TASK INSTRUCTIONS. Starting at the top of the listing, extract every line up to and including the one with "from matplotlib.patches import". Pictures stay out of the copy.

* BEGIN INFORMATION PROVIDED *

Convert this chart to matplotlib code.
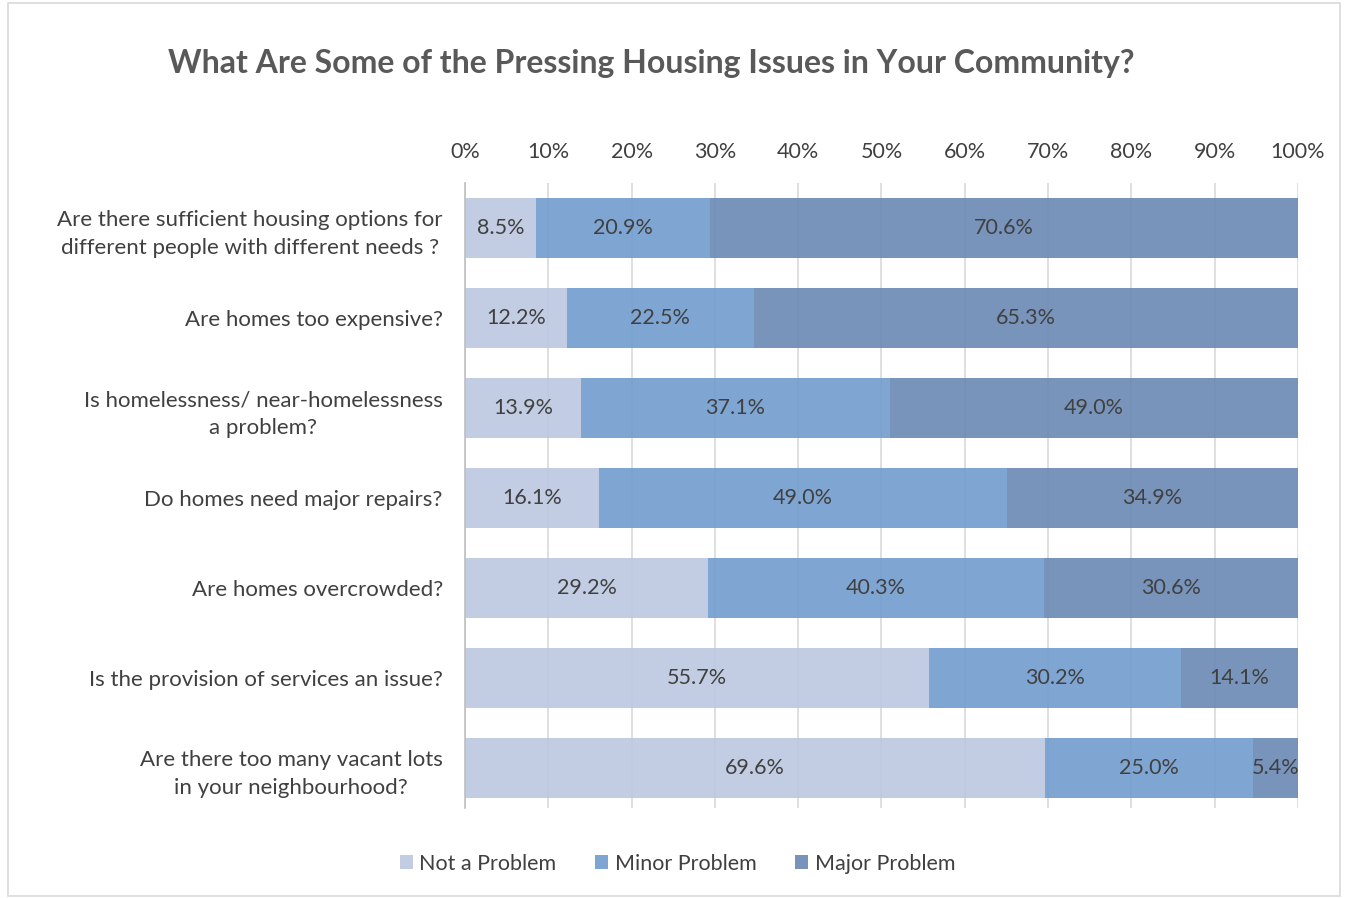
import matplotlib.pyplot as plt
from matplotlib.patches import Rectangle, Patch

questions = [
    'Are there sufficient housing options for\ndifferent people with different needs ?',
    'Are homes too expensive?',
    'Is homelessness/ near-homelessness\na problem?',
    'Do homes need major repairs?',
    'Are homes overcrowded?',
    'Is the provision of services an issue?',
    'Are there too many vacant lots\nin your neighbourhood?',
]
not_problem = [8.5, 12.2, 13.9, 16.1, 29.2, 55.7, 69.6]
minor_problem = [20.9, 22.5, 37.1, 49.0, 40.3, 30.2, 25.0]
major_problem = [70.6, 65.3, 49.0, 34.9, 30.6, 14.1, 5.4]
series_names = ['Not a Problem', 'Minor Problem', 'Major Problem']
ticks = [0, 10, 20, 30, 40, 50, 60, 70, 80, 90, 100]

colors = ['#bdc9e1', '#749dcf', '#6c8bb5']
txt = '#404040'

plt.rcParams['font.family'] = ['Lato', 'DejaVu Sans']

fig = plt.figure(figsize=(13.47, 8.98), dpi=100)
ax = fig.add_axes([0.3452, 0.1002, 0.6184, 0.696])

# outer chart border
fig.patches.append(Rectangle((0.006, 0.002), 0.989, 0.995, transform=fig.transFigure,
                             fill=False, edgecolor='#d9d9d9', linewidth=1.2))

ypos = list(range(len(questions)))
left = [0] * len(questions)
for vals, col in zip([not_problem, minor_problem, major_problem], colors):
    ax.barh(ypos, vals, left=left, height=0.667, color=col, alpha=0.92, zorder=2)
    for y, l, v in zip(ypos, left, vals):
        ax.text(l + v / 2, y, '%.1f%%' % v, ha='center', va='center',
                fontsize=15.5, color=txt, zorder=3)
    left = [a + b for a, b in zip(left, vals)]

ax.set_xlim(0, 100)
ax.set_ylim(6.444, -0.5)
ax.set_xticks(ticks)
ax.set_xticklabels(['%d%%' % t for t in ticks])
ax.xaxis.tick_top()
ax.tick_params(axis='x', length=0, pad=15, labelsize=15.5, labelcolor=txt)
ax.set_yticks(ypos)
ax.set_yticklabels(questions, fontsize=16, color=txt, linespacing=1.5)
ax.tick_params(axis='y', length=0, pad=16)
for lbl in ax.get_yticklabels():
    lbl.set_multialignment('center')

ax.grid(axis='x', color='#d9d9d9', linewidth=1.2, zorder=0)
ax.set_axisbelow(True)
for s in ['top', 'right', 'bottom']:
    ax.spines[s].set_visible(False)
ax.spines['left'].set_color('#bfbfbf')
ax.spines['left'].set_linewidth(1.2)

fig.text(0.4835, 0.929, 'What Are Some of the Pressing Housing Issues in Your Community?',
         ha='center', va='center', fontsize=23, fontweight='bold', color='#595959')

handles = [Patch(facecolor=c, alpha=0.92) for c in colors]
fig.legend(handles, series_names, loc='center', bbox_to_anchor=(0.503, 0.038), ncol=3,
           frameon=False, fontsize=15.5, labelcolor=txt, handlelength=0.6, handleheight=0.6,
           handletextpad=0.3, columnspacing=1.8)

fig.savefig('out.png', dpi=100)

* END INFORMATION PROVIDED *

RESPONSE TO THIS EXERCISE.
Convert this chart to matplotlib code.
import matplotlib.pyplot as plt
from matplotlib.patches import Rectangle, Patch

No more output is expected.